§ PROBLEM STATEMENT: Everything from the first line of the data through the line with "from matplotlib import pyplot as plt" is to be echoed exactly, minus the pictures.

-- Begin --

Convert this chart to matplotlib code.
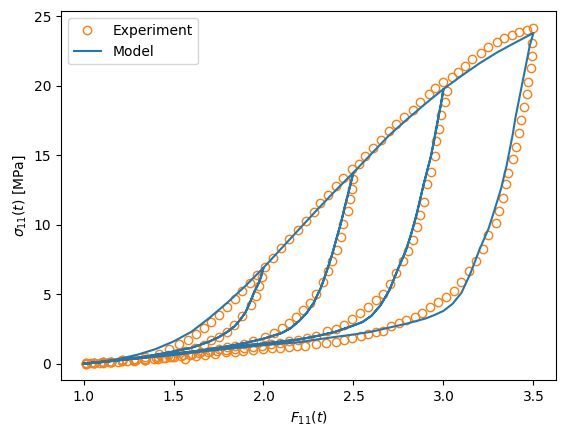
import numpy as np
import matplotlib
matplotlib.use("Agg")
from matplotlib import pyplot as plt

# experiment: virgin loading envelope (1.0 -> 3.5)
exp_env_x = [1.013, 1.059, 1.106, 1.15, 1.214, 1.279, 1.344, 1.417, 1.476, 1.531,
             1.579, 1.626, 1.667, 1.709, 1.753, 1.8, 1.841, 1.883, 1.923, 1.964,
             2.011, 2.053, 2.098, 2.142, 2.189, 2.234, 2.278, 2.312, 2.361, 2.402,
             2.44, 2.491, 2.533, 2.564, 2.611, 2.652, 2.698, 2.739, 2.781, 2.828,
             2.871, 2.917, 2.953, 3.0, 3.046, 3.079, 3.12, 3.161, 3.207, 3.25,
             3.296, 3.339, 3.379, 3.42, 3.463, 3.5]
exp_env_y = [0.02, 0.05, 0.12, 0.15, 0.27, 0.35, 0.48, 0.72, 1.03, 1.39,
             1.73, 2.14, 2.57, 3.0, 3.51, 4.08, 4.66, 5.21, 5.8, 6.41,
             6.93, 7.61, 8.33, 8.98, 9.64, 10.23, 10.92, 11.55, 12.15, 12.77,
             13.34, 13.97, 14.38, 14.93, 15.5, 16.1, 16.7, 17.26, 17.75, 18.26,
             18.83, 19.39, 19.8, 20.23, 20.59, 21.0, 21.43, 21.91, 22.34, 22.75,
             23.11, 23.4, 23.64, 23.83, 24.02, 24.12]

# experiment: unloading from F11 = 2.0
exp_u20_x = [1.992, 1.974, 1.957, 1.929, 1.883, 1.837, 1.8, 1.753, 1.709, 1.667,
             1.62, 1.565, 1.52, 1.47, 1.415, 1.344, 1.279, 1.214, 1.15, 1.106,
             1.059, 1.013]
exp_u20_y = [6.21, 5.62, 4.9, 4.25, 3.46, 2.81, 2.3, 1.92, 1.68, 1.37,
             1.13, 0.89, 0.75, 0.6, 0.45, 0.34, 0.25, 0.2, 0.12, 0.08,
             0.03, 0.0]

# experiment: unloading from F11 = 2.5
exp_u25_x = [2.5, 2.489, 2.479, 2.467, 2.442, 2.428, 2.406, 2.383, 2.359, 2.331,
             2.294, 2.26, 2.217, 2.178, 2.142, 2.102, 2.061, 2.009, 1.939, 1.889,
             1.842, 1.796, 1.75, 1.7, 1.65, 1.6, 1.55, 1.5, 1.45, 1.4,
             1.344, 1.279, 1.214, 1.15, 1.106, 1.059, 1.013]
exp_u25_y = [13.3, 12.58, 11.86, 10.97, 10.06, 9.14, 8.19, 7.42, 6.7, 5.86,
             5.02, 4.4, 3.85, 3.38, 2.93, 2.57, 2.23, 1.92, 1.61, 1.44,
             1.3, 1.18, 1.05, 0.95, 0.82, 0.72, 0.6, 0.5, 0.42, 0.38,
             0.3, 0.24, 0.2, 0.12, 0.1, 0.04, 0.01]

# experiment: unloading from F11 = 3.0
exp_u30_x = [3.018, 3.006, 2.987, 2.974, 2.961, 2.952, 2.933, 2.91, 2.891, 2.872,
             2.853, 2.831, 2.803, 2.776, 2.739, 2.702, 2.664, 2.624, 2.581, 2.535,
             2.489, 2.446, 2.402, 2.353, 2.294, 2.24, 2.19, 2.14, 2.09, 2.04,
             1.99, 1.94, 1.89, 1.84, 1.79, 1.74, 1.69, 1.64, 1.59, 1.54,
             1.49, 1.44, 1.39, 1.34, 1.29, 1.24, 1.19, 1.14, 1.09, 1.04]
exp_u30_y = [19.63, 18.84, 17.88, 16.88, 16.05, 14.97, 13.77, 12.89, 11.61, 10.66,
             9.86, 8.9, 8.14, 7.42, 6.5, 5.74, 5.02, 4.59, 4.05, 3.62,
             3.22, 2.81, 2.5, 2.38, 2.02, 1.85, 1.72, 1.6, 1.5, 1.4,
             1.3, 1.22, 1.12, 1.05, 0.98, 0.9, 0.82, 0.74, 0.66, 0.57,
             0.5, 0.42, 0.36, 0.3, 0.24, 0.18, 0.13, 0.09, 0.05, 0.02]

# experiment: unloading from F11 = 3.5
exp_u35_x = [3.494, 3.491, 3.487, 3.472, 3.463, 3.45, 3.429, 3.417, 3.402, 3.389,
             3.361, 3.35, 3.328, 3.309, 3.291, 3.248, 3.217, 3.179, 3.142, 3.1,
             3.057, 3.013, 2.97, 2.924, 2.883, 2.841, 2.794, 2.753, 2.711, 2.664,
             2.624, 2.581, 2.539, 2.494, 2.446, 2.402, 2.35, 2.291, 2.229, 2.185,
             2.139, 2.092, 2.046, 2.0, 1.939, 1.887, 1.841, 1.791, 1.729, 1.674,
             1.624, 1.563, 1.479, 1.415, 1.344, 1.279, 1.214, 1.15, 1.106, 1.059,
             1.013]
exp_u35_y = [23.06, 22.15, 21.24, 20.28, 19.39, 18.43, 17.54, 16.58, 15.57, 14.69,
             13.73, 12.89, 11.93, 10.97, 10.1, 9.22, 8.26, 7.42, 6.65, 5.86,
             5.26, 4.78, 4.41, 4.05, 3.62, 3.33, 3.14, 2.9, 2.69, 2.38,
             2.26, 2.14, 2.02, 1.85, 1.71, 1.53, 1.49, 1.42, 1.3, 1.25,
             1.2, 1.15, 1.1, 1.05, 0.96, 0.89, 0.87, 0.82, 0.7, 0.6,
             0.56, 0.34, 0.46, 0.34, 0.29, 0.22, 0.29, 0.14, 0.14, 0.02,
             0.02]

# model: virgin curve
mod_env_x = [1.0, 1.1, 1.2, 1.3, 1.4, 1.5, 1.6, 1.7, 1.8, 1.9, 2.0, 2.1, 2.2,
             2.3, 2.4, 2.5, 2.6, 2.7, 2.8, 2.9, 3.0, 3.1, 3.2, 3.3, 3.4, 3.5]
mod_env_y = [0.0, 0.15, 0.35, 0.65, 1.05, 1.6, 2.3, 3.3, 4.4, 5.6, 6.9, 8.3, 9.7,
             11.1, 12.45, 13.75, 15.1, 16.45, 17.6, 18.7, 19.75, 20.7, 21.6, 22.4, 23.1, 23.78]

# model: unloading curves (reloading retraces them)
mod_u20_x = [2.0, 1.985, 1.97, 1.95, 1.925, 1.9, 1.87, 1.84, 1.8, 1.75, 1.7, 1.65,
             1.6, 1.5, 1.4, 1.3, 1.2, 1.1, 1.0]
mod_u20_y = [6.9, 6.2, 5.7, 5.2, 4.4, 3.7, 3.15, 2.7, 2.3, 1.9, 1.6, 1.37,
             1.15, 0.88, 0.64, 0.42, 0.25, 0.11, 0.0]

mod_u25_x = [2.5, 2.485, 2.47, 2.45, 2.43, 2.41, 2.38, 2.35, 2.32, 2.28, 2.24, 2.2,
             2.15, 2.1, 2.0, 1.9, 1.8, 1.7, 1.6, 1.5, 1.4, 1.3, 1.2, 1.1, 1.0]
mod_u25_y = [13.75, 13.0, 12.2, 11.2, 10.1, 9.2, 7.8, 6.6, 5.5, 4.4, 3.65, 3.1,
             2.55, 2.2, 1.8, 1.5, 1.25, 1.05, 0.85, 0.7, 0.55, 0.4, 0.27, 0.13, 0.0]

mod_u30_x = [3.0, 2.985, 2.97, 2.95, 2.93, 2.91, 2.89, 2.87, 2.85, 2.82, 2.79, 2.75,
             2.7, 2.65, 2.6, 2.55, 2.5, 2.4, 2.3, 2.2, 2.1, 2.0, 1.9, 1.8, 1.7,
             1.6, 1.5, 1.4, 1.3, 1.2, 1.1, 1.0]
mod_u30_y = [19.75, 18.6, 17.6, 16.2, 14.9, 13.9, 12.9, 11.8, 10.7, 9.3, 8.1, 6.9,
             5.3, 4.2, 3.45, 3.0, 2.75, 2.3, 2.0, 1.75, 1.6, 1.45, 1.3, 1.15, 1.0,
             0.85, 0.7, 0.55, 0.4, 0.27, 0.13, 0.0]

mod_u35_x = [3.5, 3.48, 3.46, 3.44, 3.42, 3.4, 3.385, 3.35, 3.32, 3.28, 3.25, 3.2,
             3.15, 3.1, 3.05, 3.0, 2.95, 2.9, 2.8, 2.7, 2.6, 2.5, 2.4, 2.3, 2.2,
             2.1, 2.0, 1.9, 1.8, 1.7, 1.6, 1.5, 1.4, 1.3, 1.2, 1.1, 1.0]
mod_u35_y = [23.78, 22.9, 21.6, 20.3, 19.0, 17.7, 16.5, 14.2, 12.6, 10.9, 9.7, 8.2,
             6.5, 5.1, 4.3, 3.8, 3.5, 3.25, 2.9, 2.6, 2.3, 2.1, 1.93, 1.75, 1.55,
             1.45, 1.33, 1.2, 1.07, 0.93, 0.78, 0.62, 0.5, 0.38, 0.26, 0.13, 0.0]


def load_path(env_x, env_y, unloads):
    """Chain virgin loading, unloading and reloading into one path."""
    env_x = np.asarray(env_x)
    env_y = np.asarray(env_y)
    px, py = [], []
    lo = env_x[0] - 1e-9
    for ux, uy in unloads:
        peak = ux[0]
        m = (env_x > lo) & (env_x <= peak + 1e-9)
        px += list(env_x[m])
        py += list(env_y[m])
        px += list(ux) + list(ux[::-1])
        py += list(uy) + list(uy[::-1])
        lo = peak + 1e-9
    return np.array(px[:-len(unloads[-1][0])]), np.array(py[:-len(unloads[-1][0])])


exp_x = np.concatenate([exp_env_x, exp_u20_x, exp_u25_x, exp_u30_x, exp_u35_x])
exp_y = np.concatenate([exp_env_y, exp_u20_y, exp_u25_y, exp_u30_y, exp_u35_y])

mod_x, mod_y = load_path(mod_env_x, mod_env_y,
                         [(mod_u20_x, mod_u20_y), (mod_u25_x, mod_u25_y),
                          (mod_u30_x, mod_u30_y), (mod_u35_x, mod_u35_y)])

fig = plt.figure(figsize=(5.65, 4.37), dpi=100)
ax = fig.add_axes([0.108, 0.1293, 0.876, 0.8444])
ax.plot(exp_x, exp_y, 'o', color='C1', mfc='none', label='Experiment')
ax.plot(mod_x, mod_y, '-', color='C0', label='Model')
ax.set_xlabel(r'$F_{11}(t)$')
ax.set_ylabel(r'$\sigma_{11}(t)$ [MPa]')
ax.legend(loc='upper left')
fig.savefig('out.png', dpi=100)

-- End --

§ SOLVED PROBLEM:
Convert this chart to matplotlib code.
import numpy as np
import matplotlib
matplotlib.use("Agg")
from matplotlib import pyplot as plt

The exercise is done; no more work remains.